Court and Tribunal Decisions - Australia

Wilkes v Johnsen

Western Australia Court of Appeal (Kennedy, White, Wheeler JJ)

23 June 1999

(1999) 21 WAR 269; 151 FLR 89; [1999] WASCA 74

Aborigines — native title — enjoyment of native title rights and interests — right to fish — whether regulated by legislation — application of s 211 Native Title Act 1993 (Cth)

Facts:

The appellant was convicted under the Fish Resources Management Act 1994 (WA) (FRMA) of being in possession of totally protected fish (undersize marron) contrary to s 46(b) of that Act, and of failing without reasonable cause to give his name and address to a fisheries officer contrary to s 189(2) of that Act. The appellant claimed at trial that he had a native title right to fish for undersize marron which was either not affected by the FRMA or was preserved by s 211 of the Native Title Act 1993 (Cth).

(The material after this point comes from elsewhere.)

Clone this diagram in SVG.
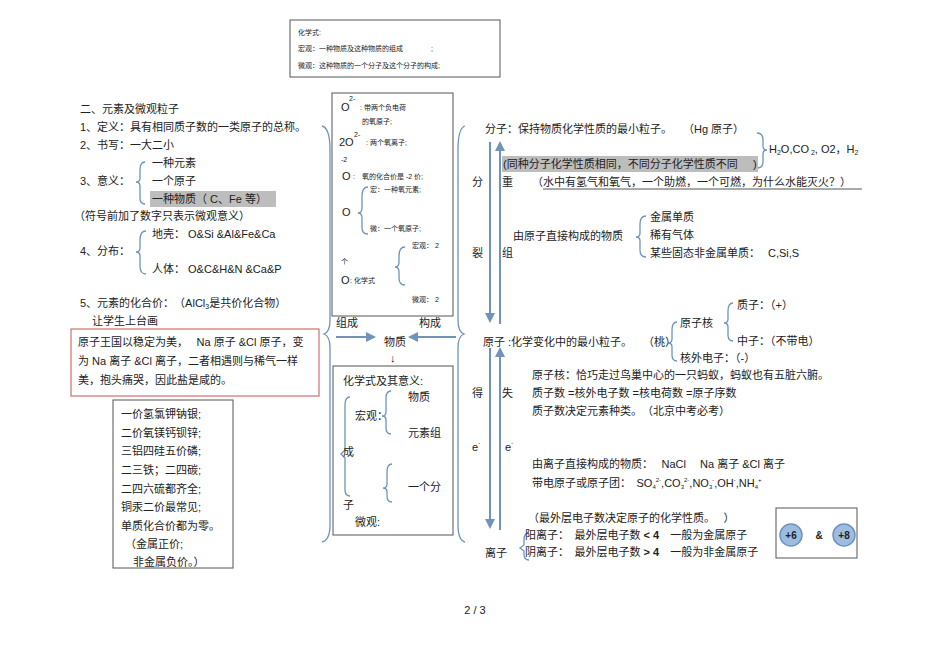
<svg xmlns="http://www.w3.org/2000/svg" width="950" height="672" viewBox="0 0 950 672">
<defs>
<style>
text{font-family:"Liberation Sans","Noto Sans CJK SC",sans-serif;fill:#222}
.t{font-size:11px}
.s{font-size:7px}
.m{font-size:8px}
.br{fill:none;stroke:#6f93bb;stroke-width:1.3}
.box{fill:#fff;stroke:#555;stroke-width:1}
.ar{stroke:#6f93bb;stroke-width:2;fill:none}
</style>
<marker id="ah" viewBox="0 0 10 10" refX="8" refY="5" markerWidth="5" markerHeight="5" orient="auto"><path d="M0,0L10,5L0,10z" fill="#6f93bb"/></marker>
</defs>
<rect width="950" height="672" fill="#fff"/>

<g id="topbox">
<rect class="box" x="290" y="20" width="210" height="57"/>
<text class="s" x="298" y="35">化学式:</text>
<text class="s" x="298" y="51">宏观：一种物质及这种物质的组成　　　　;</text>
<text class="s" x="298" y="68">微观：这种物质的一个分子及这个分子的构成;</text>
</g>

<g id="left">
<text class="t" x="80" y="113">二、元素及微观粒子</text>
<text class="t" x="80" y="131">1、定义：具有相同质子数的一类原子的总称。</text>
<text class="t" x="80" y="149">2、书写：一大二小</text>
<text class="t" x="152" y="167">一种元素</text>
<text class="t" x="80" y="185">3、意义：</text>
<text class="t" x="152" y="185">一个原子</text>
<rect x="150" y="191" width="126" height="16" fill="#bdbdbd"/>
<text class="t" x="152" y="203">一种物质（ C、Fe 等）</text>
<path class="br" d="M145,162 Q140,162 140,170 L140,178 Q140,182 136,182 Q140,182 140,186 L140,198 Q140,204 145,204"/>
<text class="t" x="74" y="220">（符号前加了数字只表示微观意义）</text>
<text class="t" x="152" y="238">地壳： O&amp;Si &amp;Al&amp;Fe&amp;Ca</text>
<text class="t" x="80" y="255">4、分布：</text>
<text class="t" x="152" y="273">人体： O&amp;C&amp;H&amp;N &amp;Ca&amp;P</text>
<path class="br" d="M146,231 Q140,231 140,240 L140,248 Q140,252 136,252 Q140,252 140,256 L140,266 Q140,274 146,274"/>
<text class="t" x="80" y="307">5、元素的化合价：　（AlCl<tspan font-size="7" dy="2">3</tspan><tspan dy="-2">是共价化合物）</tspan></text>
<text class="t" x="92" y="325">让学生上台画</text>
</g>

<g id="redbox">
<rect x="71" y="329" width="248" height="67" fill="#fff" stroke="#d07070" stroke-width="1.2"/>
<text class="t" x="78" y="346">原子王国以稳定为美，　 Na 原子 &amp;Cl 原子，变</text>
<text class="t" x="78" y="365">为 Na 离子 &amp;Cl 离子，二者相遇则与稀气一样</text>
<text class="t" x="78" y="384">美，抱头痛哭，因此盐是咸的。</text>
</g>

<g id="valence">
<rect class="box" x="113" y="400" width="120" height="168"/>
<g font-family="Liberation Serif,Noto Sans CJK SC,serif">
<text class="t" x="121" y="418">一价氢氯钾钠银;</text>
<text class="t" x="121" y="437">二价氧镁钙钡锌;</text>
<text class="t" x="121" y="455">三铝四硅五价磷;</text>
<text class="t" x="121" y="474">二三铁；二四碳;</text>
<text class="t" x="121" y="493">二四六硫都齐全;</text>
<text class="t" x="121" y="511">铜汞二价最常见;</text>
<text class="t" x="121" y="530">单质化合价都为零。</text>
<text class="t" x="125" y="548">（金属正价;</text>
<text class="t" x="133" y="566">非金属负价。）</text>
</g>
</g>

<g id="bigbraces">
<path class="br" d="M322,126 Q330,128 330,150 L330,320 Q330,332 324,334 Q330,336 330,348 L330,525 Q330,540 322,542"/>
<path class="br" d="M465,126 Q458,128 458,150 L458,320 Q458,332 464,334 Q458,336 458,348 L458,525 Q458,540 465,542"/>
</g>

<g id="symbox">
<rect class="box" x="332" y="93" width="121" height="223"/>
<text font-size="11" x="341" y="111">O</text><text class="s" x="349" y="101">2-</text>
<text class="s" x="360" y="110">: 带两个负电荷</text>
<text class="s" x="362" y="124">的氧原子;</text>
<text font-size="11" x="339" y="146">2O</text><text class="s" x="354" y="137">2-</text>
<text class="s" x="366" y="145">: 两个氧离子;</text>
<text class="s" x="341" y="162">-2</text>
<text font-size="11" x="342" y="180">O</text>
<text class="s" x="353" y="179">:　氧的化合价是 -2 价;</text>
<path class="br" d="M368,187 Q362,187 362,196 L362,208 Q362,213 358,213 Q362,213 362,218 L362,228 Q362,234 368,234"/>
<text class="s" x="370" y="192">宏：一种氧元素;</text>
<text font-size="11" x="342" y="216">O</text>
<text class="s" x="370" y="231">微：一个氧原子;</text>
<text class="s" x="412" y="248">宏观： 2</text>
<path class="br" d="M405,247 Q399,247 399,256 L399,262 Q399,267 395,267 Q399,267 399,272 L399,278 Q399,285 405,285"/>
<text class="s" x="341" y="264">个</text>
<text font-size="11" x="341" y="284">O</text><text class="s" x="350" y="283">: 化学式</text>
<text class="s" x="412" y="302">微观： 2</text>
</g>

<g id="wuzhi">
<text class="t" x="336" y="327">组成</text>
<text class="t" x="419" y="327">构成</text>
<line class="ar" x1="336" y1="337" x2="374" y2="337" marker-end="url(#ah)"/>
<line class="ar" x1="456" y1="337" x2="410" y2="337" marker-end="url(#ah)"/>
<text class="t" x="384" y="346">物质</text>
<text class="t" x="390" y="362">↓</text>
</g>

<g id="formulabox">
<rect class="box" x="333" y="366" width="120" height="169"/>
<text class="t" x="343" y="385">化学式及其意义:</text>
<text class="t" x="408" y="401">物质</text>
<text class="t" x="355" y="420">宏观：</text>
<path class="br" d="M391,391 Q386,391 386,398 L386,412 Q386,416 382,416 Q386,416 386,420 L386,428 Q386,434 391,434"/>
<text class="t" x="408" y="437">元素组</text>
<path class="br" d="M350,397 Q345,397 345,405 L345,450 L341,454 L345,458 L345,490 Q345,496 350,496"/>
<text class="t" x="343" y="456">成</text>
<path class="br" d="M392,464 Q387,464 387,472 L387,484 Q387,488 383,488 Q387,488 387,492 L387,496 Q387,502 392,502"/>
<text class="t" x="408" y="491">一个分</text>
<text class="t" x="343" y="509">子</text>
<text class="t" x="355" y="526">微观:</text>
</g>

<g id="connectors">
<line class="ar" x1="490" y1="142" x2="490" y2="321" marker-end="url(#ah)"/>
<line class="ar" x1="500" y1="324" x2="500" y2="143" marker-end="url(#ah)"/>
<line class="ar" x1="490" y1="348" x2="490" y2="527" marker-end="url(#ah)"/>
<line class="ar" x1="500" y1="530" x2="500" y2="349" marker-end="url(#ah)"/>
</g>

<g id="molecule">
<text class="t" x="485" y="133">分子：保持物质化学性质的最小粒子。　　（Hg 原子）</text>
<path class="br" d="M757,133 Q763,133 763,140 L763,146 Q763,150 767,150 Q763,150 763,154 L763,162 Q763,168 757,168"/>
<text class="t" x="769" y="153">H<tspan font-size="7" dy="2">2</tspan><tspan dy="-2">O,CO</tspan><tspan font-size="7" dy="2"> 2</tspan><tspan dy="-2">,  O2，H</tspan><tspan font-size="7" dy="2">2</tspan></text>
<rect x="502" y="156" width="256" height="16" fill="#bdbdbd"/>
<text class="t" x="503" y="168">(同种分子化学性质相同，不同分子化学性质不同</text>
<text class="t" x="753" y="168">)</text>
<text class="t" x="472" y="186">分</text>
<text class="t" x="502" y="186">重</text>
<text class="t" x="532" y="186">（水中有氢气和氧气，一个助燃，一个可燃，为什么水能灭火？）</text>
<line x1="543" y1="189" x2="862" y2="189" stroke="#555" stroke-width="1"/>
<text class="t" x="513" y="240">由原子直接构成的物质</text>
<path class="br" d="M646,216 Q640,216 640,224 L640,233 Q640,237 636,237 Q640,237 640,241 L640,250 Q640,257 646,257"/>
<text class="t" x="650" y="221">金属单质</text>
<text class="t" x="650" y="239">稀有气体</text>
<text class="t" x="650" y="257">某些固态非金属单质：</text>
<text class="t" x="768" y="257">C,Si,S</text>
<text class="t" x="472" y="257">裂</text>
<text class="t" x="502" y="257">组</text>
</g>

<g id="atom">
<text class="t" x="737" y="309">质子：（+）</text>
<path class="br" d="M733,303 Q728,303 728,311 L728,319 Q728,323 724,323 Q728,323 728,327 L728,335 Q728,341 733,341"/>
<text class="t" x="680" y="327">原子核</text>
<text class="t" x="737" y="345">中子：（不带电）</text>
<path class="br" d="M677,322 Q672,322 672,330 L672,339 Q672,343 668,343 Q672,343 672,347 L672,355 Q672,361 677,361"/>
<text class="t" x="680" y="362">核外电子：（-）</text>
<text class="t" x="483" y="346">原子 :化学变化中的最小粒子。</text>
<text class="t" x="643" y="346">（桃）</text>
<text class="t" x="532" y="379">原子核：恰巧走过鸟巢中心的一只蚂蚁，蚂蚁也有五脏六腑。</text>
<text class="t" x="472" y="397">得</text>
<text class="t" x="502" y="397">失</text>
<text class="t" x="532" y="397">质子数 =核外电子数  =核电荷数  =原子序数</text>
<text class="t" x="532" y="415">质子数决定元素种类。　（北京中考必考）</text>
<text class="t" x="472" y="451">e<tspan font-size="6" dy="-6">-</tspan></text>
<text class="t" x="505" y="451">e<tspan font-size="6" dy="-6">-</tspan></text>
</g>

<g id="ion">
<text class="t" x="532" y="468">由离子直接构成的物质：　 NaCl　 Na 离子 &amp;Cl 离子</text>
<text class="t" x="532" y="487">带电原子或原子团：　SO<tspan font-size="6" dy="2">4</tspan><tspan font-size="6" dy="-7">2-</tspan><tspan dy="5">,CO</tspan><tspan font-size="6" dy="2">3</tspan><tspan font-size="6" dy="-7">2-</tspan><tspan dy="5">,NO</tspan><tspan font-size="6" dy="2">3</tspan><tspan font-size="6" dy="-7">-</tspan><tspan dy="5">,OH</tspan><tspan font-size="6" dy="-5">-</tspan><tspan dy="5">,NH</tspan><tspan font-size="6" dy="2">4</tspan><tspan font-size="6" dy="-7">+</tspan></text>
<text class="t" x="528" y="522">（最外层电子数决定原子的化学性质。　 ）</text>
<path class="br" d="M529,533 Q524,533 524,540 L524,545 L520,548 L524,551 L524,554 Q524,560 529,560"/>
<text class="t" x="525" y="539">阳离子：　最外层电子数  <tspan font-weight="bold">&lt; 4</tspan>　一般为金属原子</text>
<text class="t" x="485" y="557">离子</text>
<text class="t" x="525" y="556">阴离子：　最外层电子数  <tspan font-weight="bold">&gt; 4</tspan>　一般为非金属原子</text>
</g>

<g id="circlebox">
<rect class="box" x="776" y="508" width="81" height="50"/>
<circle cx="791" cy="535" r="11" fill="#9dbde0" stroke="#6f93bb" stroke-width="1.5"/>
<text x="791" y="539" font-size="10" font-weight="bold" text-anchor="middle">+6</text>
<text x="819" y="539" font-size="10" font-weight="bold" text-anchor="middle">&amp;</text>
<circle cx="844" cy="535" r="11" fill="#9dbde0" stroke="#6f93bb" stroke-width="1.5"/>
<text x="844" y="539" font-size="10" font-weight="bold" text-anchor="middle">+8</text>
</g>

<text class="t" x="475" y="614" text-anchor="middle">2 / 3</text>
</svg>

The appellant appealed to the Supreme Court of Western Australia.

Held, allowing the appeal in part (Kennedy and Wheeler JJ, White J dissenting):

1. Per Wheeler J, Kennedy J concurring, White J contra: Section 46 of the FRMA applied to Aboriginal people exercising native title rights to fish. It was not necessary to discern a ‘clear and plain intent’ on the part of the legislature to affect native title where the statute in question was regulatory in nature, rather than having the effect of permanently impairing or extinguishing native title. In any event the FRMA itself expressly acknowledged Aboriginal traditional fishing for some purposes. Mabo v Queensland (No 2) [1992] HCA 23; (1992) 175 CLR 1 at 111, 195 discussed; Mason v Tritton (1994) 34 NSWLR 572 at 593 adopted. [76], [82], [83]

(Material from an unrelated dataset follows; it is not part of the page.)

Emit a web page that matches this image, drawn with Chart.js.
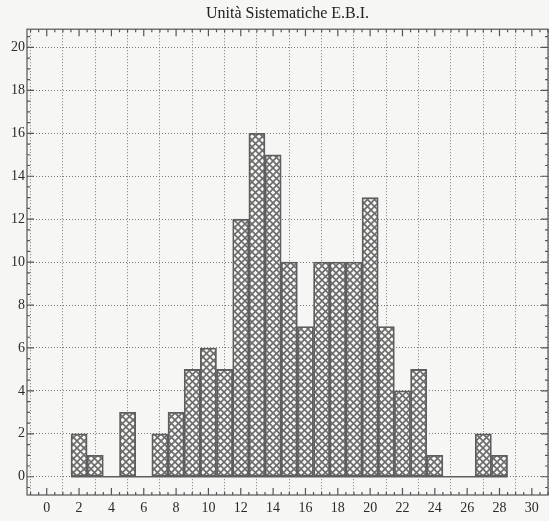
<!DOCTYPE html>
<html>
<head>
<meta charset="utf-8">
<script src="https://cdn.jsdelivr.net/npm/chart.js@4.4.1/dist/chart.umd.min.js"></script>
<style>
  body{margin:0;background:#f6f6f4;}
  #wrap{width:549px;height:521px;}
</style>
</head>
<body>
<div id="wrap"><canvas id="ebiChart" width="549" height="521"></canvas></div>
<script>
// histogram bins (centre of each class) and their counts
const binCenters = [2, 3, 5, 7, 8, 9, 10, 11, 12, 13, 14, 15, 16, 17, 18, 19, 20, 21, 22, 23, 24, 27, 28];
const counts     = [2, 1, 3, 2, 3, 5, 6, 5, 12, 16, 15, 10, 7, 10, 10, 10, 13, 7, 4, 5, 1, 2, 1];
const binWidth = 1;
const xTickLabels = [0, 2, 4, 6, 8, 10, 12, 14, 16, 18, 20, 22, 24, 26, 28, 30];
const yTickLabels = [0, 2, 4, 6, 8, 10, 12, 14, 16, 18, 20];
const titleText = 'Unità Sistematiche E.B.I.';

// cross hatch fill like the printed figure
function hatch(){
  const n = 7;
  const c = document.createElement('canvas');
  c.width = n; c.height = n;
  const g = c.getContext('2d');
  g.fillStyle = '#f6f6f4';
  g.fillRect(0, 0, n, n);
  g.strokeStyle = '#6c6c6c';
  g.lineWidth = 1.6;
  g.beginPath();
  g.moveTo(-1, -1); g.lineTo(n + 1, n + 1);
  g.moveTo(n + 1, -1); g.lineTo(-1, n + 1);
  g.stroke();
  return g.createPattern(c, 'repeat');
}

// frame on 4 sides with inward major/minor ticks
const frameTicks = {
  id: 'frameTicks',
  afterDraw(chart){
    const {ctx, chartArea: a, scales: {x, y}} = chart;
    const minorStep = 0.5;
    ctx.save();
    ctx.strokeStyle = '#555';
    ctx.lineWidth = 1.2;
    ctx.strokeRect(a.left, a.top, a.right - a.left, a.bottom - a.top);
    ctx.beginPath();
    for (let v = Math.ceil(x.min / minorStep) * minorStep; v <= x.max; v += minorStep){
      const px = x.getPixelForValue(v);
      const len = Math.abs(v % 2) === 0 ? 7 : 3;
      ctx.moveTo(px, a.bottom); ctx.lineTo(px, a.bottom - len);
      ctx.moveTo(px, a.top); ctx.lineTo(px, a.top + len);
    }
    for (let v = Math.ceil(y.min / minorStep) * minorStep; v <= y.max; v += minorStep){
      const py = y.getPixelForValue(v);
      const len = Math.abs(v % 2) === 0 ? 7 : 3;
      ctx.moveTo(a.left, py); ctx.lineTo(a.left + len, py);
      ctx.moveTo(a.right, py); ctx.lineTo(a.right - len, py);
    }
    ctx.stroke();
    ctx.restore();
  }
};

const serif = {family: '"Liberation Serif", "DejaVu Serif", serif', size: 14};

new Chart(document.getElementById('ebiChart'), {
  type: 'bar',
  data: {
    datasets: [{
      type: 'line',
      data: [
        {x: binCenters[0] - binWidth / 2, y: 0},
        {x: binCenters[binCenters.length - 1] + binWidth / 2, y: 0}
      ],
      borderColor: '#5e5e5e',
      borderWidth: 1.6,
      pointRadius: 0,
      order: 2
    }, {
      data: binCenters.map((c, i) => ({x: c, y: counts[i]})),
      backgroundColor: hatch(),
      borderColor: '#5e5e5e',
      borderWidth: 1.8,
      borderSkipped: false,
      barPercentage: 1,
      categoryPercentage: 1,
      order: 1
    }]
  },
  options: {
    responsive: false,
    animation: false,
    layout: {padding: {left: 0, right: 1, top: 0, bottom: 0}},
    plugins: {
      legend: {display: false},
      tooltip: {enabled: false},
      title: {
        display: true,
        fullSize: false,
        text: titleText,
        color: '#222',
        font: {family: serif.family, size: 16, weight: 'normal'},
        padding: {top: 4, bottom: 6}
      }
    },
    scales: {
      x: {
        type: 'linear',
        offset: false,
        min: -1.22,
        max: 31,
        afterBuildTicks: s => { s.ticks = xTickLabels.map(v => ({value: v})); },
        afterFit: s => { s.height = 26; },
        ticks: {color: '#2a2a2a', font: serif, padding: 5, maxRotation: 0, autoSkip: false},
        grid: {color: '#7a7a7a', lineWidth: 1, drawTicks: false},
        border: {display: false, dash: [1, 2]}
      },
      y: {
        min: -0.85,
        max: 20.85,
        afterBuildTicks: s => { s.ticks = yTickLabels.map(v => ({value: v})); },
        afterFit: s => { s.width = 27; },
        ticks: {color: '#2a2a2a', font: serif, padding: 2, autoSkip: false},
        grid: {color: '#7a7a7a', lineWidth: 1, drawTicks: false},
        border: {display: false, dash: [1, 2]}
      }
    }
  },
  plugins: [frameTicks]
});
</script>
</body>
</html>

2. Per Wheeler and Kennedy JJ: Section 211 of the Native Title Act must be construed in its broad statutory context and with a view to achieving uniformity of practical results in differing regimes. The use of the expressions ‘licence’, ‘permit’ or ‘exemption’ assumes some prohibition or restriction that limits the activity of those who, absent the restriction, would be free to undertake the activity. The question whether the FRMA contained a restriction within s 211(b) was to be answered as a matter of substance, not by reference to technical distinctions between the elements of an offence and exceptions to liability. Therefore, an exemption could be described as an ‘other instrument’ for the purpose of the section. Dowling v Bowie [1952] HCA 63; (1952) 86 CLR 136 considered. [10], [91], [97], [98]

3. Per Wheeler J: To the extent that s 46 of the FRMA purported to prohibit possession of fish caught pursuant to s 211, it was inconsistent with s 211 and was to that extent inoperative under s 109 of the Constitution. [105]

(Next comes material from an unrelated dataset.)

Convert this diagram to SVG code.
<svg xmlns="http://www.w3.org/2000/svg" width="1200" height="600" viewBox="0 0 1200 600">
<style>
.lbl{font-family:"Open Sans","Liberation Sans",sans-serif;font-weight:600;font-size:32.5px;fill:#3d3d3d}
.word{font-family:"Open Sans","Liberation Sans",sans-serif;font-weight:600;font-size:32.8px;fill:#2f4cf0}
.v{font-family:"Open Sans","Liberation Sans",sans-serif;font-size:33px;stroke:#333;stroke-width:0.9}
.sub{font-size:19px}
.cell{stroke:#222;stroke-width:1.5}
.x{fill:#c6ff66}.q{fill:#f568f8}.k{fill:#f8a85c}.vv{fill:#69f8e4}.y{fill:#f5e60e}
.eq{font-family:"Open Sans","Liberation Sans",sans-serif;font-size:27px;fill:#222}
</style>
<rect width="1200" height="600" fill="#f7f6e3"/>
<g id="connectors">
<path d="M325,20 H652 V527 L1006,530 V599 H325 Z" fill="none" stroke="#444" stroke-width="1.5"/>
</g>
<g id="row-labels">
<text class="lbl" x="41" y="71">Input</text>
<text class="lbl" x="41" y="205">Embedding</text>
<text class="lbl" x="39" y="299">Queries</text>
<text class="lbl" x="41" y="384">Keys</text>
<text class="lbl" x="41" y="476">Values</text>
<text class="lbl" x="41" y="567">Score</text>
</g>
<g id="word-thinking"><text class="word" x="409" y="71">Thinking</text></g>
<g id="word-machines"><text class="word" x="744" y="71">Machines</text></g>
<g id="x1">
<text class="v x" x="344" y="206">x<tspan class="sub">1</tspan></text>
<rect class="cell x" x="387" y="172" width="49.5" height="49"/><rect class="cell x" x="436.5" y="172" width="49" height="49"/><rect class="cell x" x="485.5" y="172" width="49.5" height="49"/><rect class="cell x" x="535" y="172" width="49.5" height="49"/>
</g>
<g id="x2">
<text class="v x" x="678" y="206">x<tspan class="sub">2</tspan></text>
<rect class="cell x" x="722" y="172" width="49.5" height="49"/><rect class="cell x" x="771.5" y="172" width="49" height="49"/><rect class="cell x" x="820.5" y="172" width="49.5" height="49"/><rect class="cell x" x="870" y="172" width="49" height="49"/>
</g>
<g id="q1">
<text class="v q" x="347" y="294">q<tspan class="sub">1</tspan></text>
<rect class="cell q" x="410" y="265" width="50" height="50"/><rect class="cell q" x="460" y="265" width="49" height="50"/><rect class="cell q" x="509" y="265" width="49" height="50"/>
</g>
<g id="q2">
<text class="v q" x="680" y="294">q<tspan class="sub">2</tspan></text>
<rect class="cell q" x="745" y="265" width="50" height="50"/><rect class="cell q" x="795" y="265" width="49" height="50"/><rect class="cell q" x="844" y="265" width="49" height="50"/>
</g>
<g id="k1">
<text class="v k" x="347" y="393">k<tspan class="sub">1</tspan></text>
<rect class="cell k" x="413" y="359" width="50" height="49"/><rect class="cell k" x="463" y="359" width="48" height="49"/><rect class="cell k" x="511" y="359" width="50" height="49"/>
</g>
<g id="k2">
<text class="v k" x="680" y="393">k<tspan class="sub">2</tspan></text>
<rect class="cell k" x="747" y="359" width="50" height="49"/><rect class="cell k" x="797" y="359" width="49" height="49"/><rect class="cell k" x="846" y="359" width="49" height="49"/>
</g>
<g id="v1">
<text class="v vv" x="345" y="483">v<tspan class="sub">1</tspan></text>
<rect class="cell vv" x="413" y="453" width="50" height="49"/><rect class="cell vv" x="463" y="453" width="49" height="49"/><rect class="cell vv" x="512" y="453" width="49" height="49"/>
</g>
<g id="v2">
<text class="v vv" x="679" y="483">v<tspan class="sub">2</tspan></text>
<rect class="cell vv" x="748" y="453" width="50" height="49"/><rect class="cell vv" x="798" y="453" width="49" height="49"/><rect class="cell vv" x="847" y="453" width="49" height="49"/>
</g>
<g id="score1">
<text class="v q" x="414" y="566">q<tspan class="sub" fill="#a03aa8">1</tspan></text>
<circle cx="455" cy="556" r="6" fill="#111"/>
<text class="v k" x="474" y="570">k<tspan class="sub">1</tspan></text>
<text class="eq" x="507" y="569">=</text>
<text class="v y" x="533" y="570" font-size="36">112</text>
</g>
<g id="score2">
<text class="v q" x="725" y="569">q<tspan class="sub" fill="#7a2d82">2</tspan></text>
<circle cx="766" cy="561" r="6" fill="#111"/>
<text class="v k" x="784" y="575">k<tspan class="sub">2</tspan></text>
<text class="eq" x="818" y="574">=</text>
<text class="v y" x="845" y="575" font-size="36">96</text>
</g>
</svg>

4. Per Wheeler J: The function of a fisheries officer is to investigate possible offences, and the fact that a good defence might exist to a charge under the FRMA did not relieve a person of the obligation to comply with a requirement under s 189. [108]

5. The appellant’s appeal against conviction under s 46 of the FRMA was allowed and remitted to the Magistrate. The appeal against conviction under s 189 was dismissed.